I had a dream
di Cristiana Saporito / 19 marzo 2012
L’altra notte non ho dormito. Eppure ho sognato, così come non mi accadeva da tanto. Forse non serve che il corpo si spenga, basta solo che sfumi il volume, che deponga gli spasmi sotto le unghie. E poi il resto si amplifica.
Ho sognato che andavo a teatro. O meglio, sono a teatro, perché il tempo non c’è, eccetto un eterno stravaccato presente. Il teatro sembra un salotto rovesciato di fretta dentro un cantiere, un laboratorio pieno di ampolle. E ogni ampolla cova una battuta, come un parto involontario. Ogni ampolla è una battuta, una scheggia, uno scatto vertebrale, una cellula anarchica senza tessuti.
A noi spettatori non rimane che mescolarle, travasare una frase nell’altra: Shakespeare dentro Sofocle, Brecht in mezzo a Scarpetta, Goldoni in braccio a Genet, Alfieri in groppa a Beckett. Fino a scomporle ancora di più, a frantumare quei vetri in mille fonemi, a scordarsi nomi, titoli e trame, perché, come suggerisce un latrato di fondo, il teatro se ne frega di sé. E noi dobbiamo fare lo stesso.
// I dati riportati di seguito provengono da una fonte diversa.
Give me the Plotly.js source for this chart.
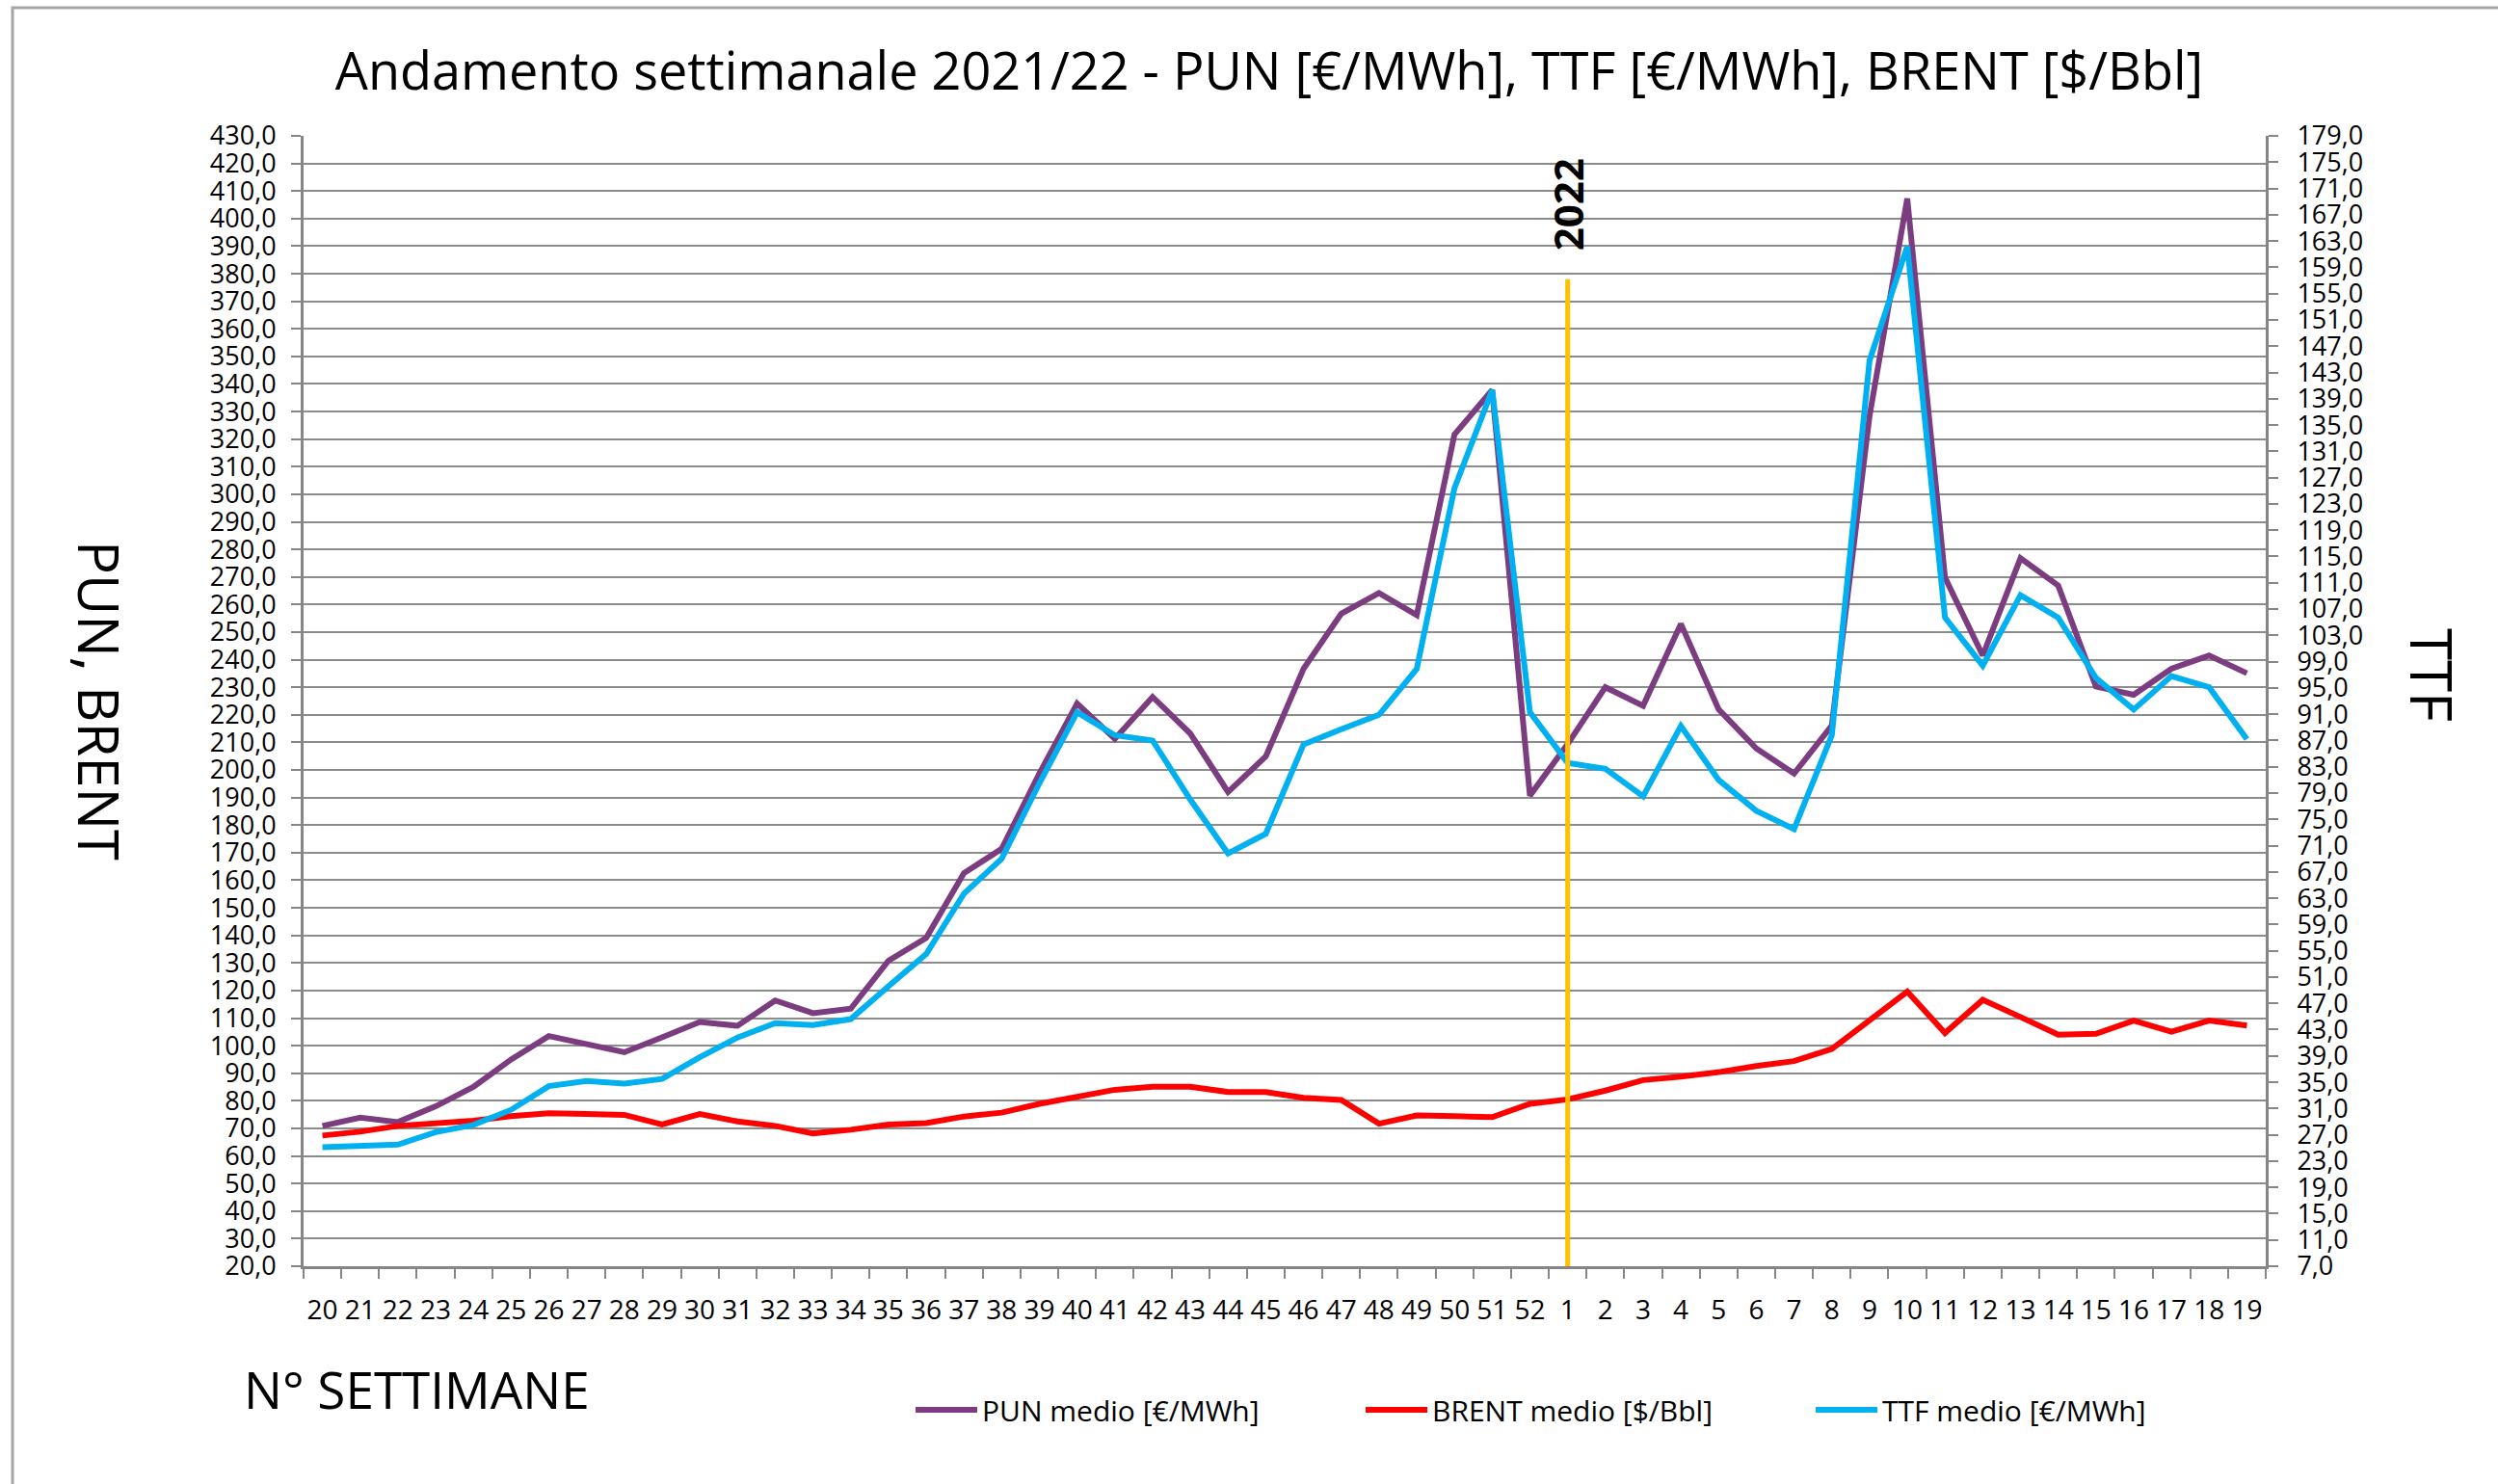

Era una voce (m-)isterica, di cielo e di pancia, non si sapeva da dove provenisse. Credevamo fosse il regista, credevamo ci stesse sfidando perché comunque non avevamo neanche pagato il biglietto, eravamo soltanto occhi e orecchie infiltrati. D’un tratto ci appare Lisistrata, mascherata da Pinocchio, a sua volta addobbato da omelette, con una parrucca di riccioli vecchi e un teschio in mano. Ci dice che il regista non c’è, che non può esistere, che non esistiamo neanche noi, che lo asseriamo solo per sentirci vivi, per sentirci più sicuri, al caldo fritto delle nostre affermazioni.
E allora noi chiediamo che razza di spettacolo sia. E quello stesso timbro, che nel frattempo si è sparpagliato ovunque, come un prisma gutturale, ci risponde senza risposta, ci mima dal basso più oscuro che è il solo spettacolo possibile, quello senza razza, senza costo, senza pubblico.
Cerchiamo le sedie, perché siamo storditi, abbiamo bisogno di posizionarci per capire chi siamo, convinti che se conquistiamo uno spazio otterremo anche un ruolo. E sapremo come definirci e anche come considerarci. Sapremo qual è il nostro significato. Ma i significati sono sassi che piovono sul significante, racconta una canzone che stiamo ascoltando.
E poi le poltrone sono di carta, non possiamo appoggiarci, altrimenti si sfalderanno. Così, alcuni decidono di restare in piedi, altri fingono invece di sedersi, acconciano schiena e ginocchia come se stessero comodi. E si straziano in silenzio, contenti di aver salvato la faccia. Perché le altre parti sono già condannate. Non ricordo molto altro. Solo che girovagavo sul palco, dato che nessuno mi avrebbe cacciato, o perché forse l’avrebbero fatto qualunque postazione avessi scelto. Perché il teatro scotta, t’ingoia e ti vomita come il boccone più amaro. Il teatro è indigesto, è cattivo e furente mentre ti abbraccia, è un ciocco di legno che si lamenta. Gioca a farti sentire importante, quando invece sei meno di niente, un grumo di polvere intorno a un respiro.
Prima di svegliarmi, dieci anni fa, senza essermi mai addormentata, uno dell’audience accovacciato sul nulla, su quell’origami travestito da platea, bisbiglia che sa come si chiama quel pezzo, che ha origliato le tende mentre parlavano e che pare s’intitoli: Tutti figli di Carmelo. Allora, quella voce invisibile che non ci ha mai abbandonato, che ci ignora da sempre e ci conosce fin troppo, ulula dal ventre: «Carmelo chi? Bene Bene, andate pure. Oppure restate, tanto chi se ne accorge?»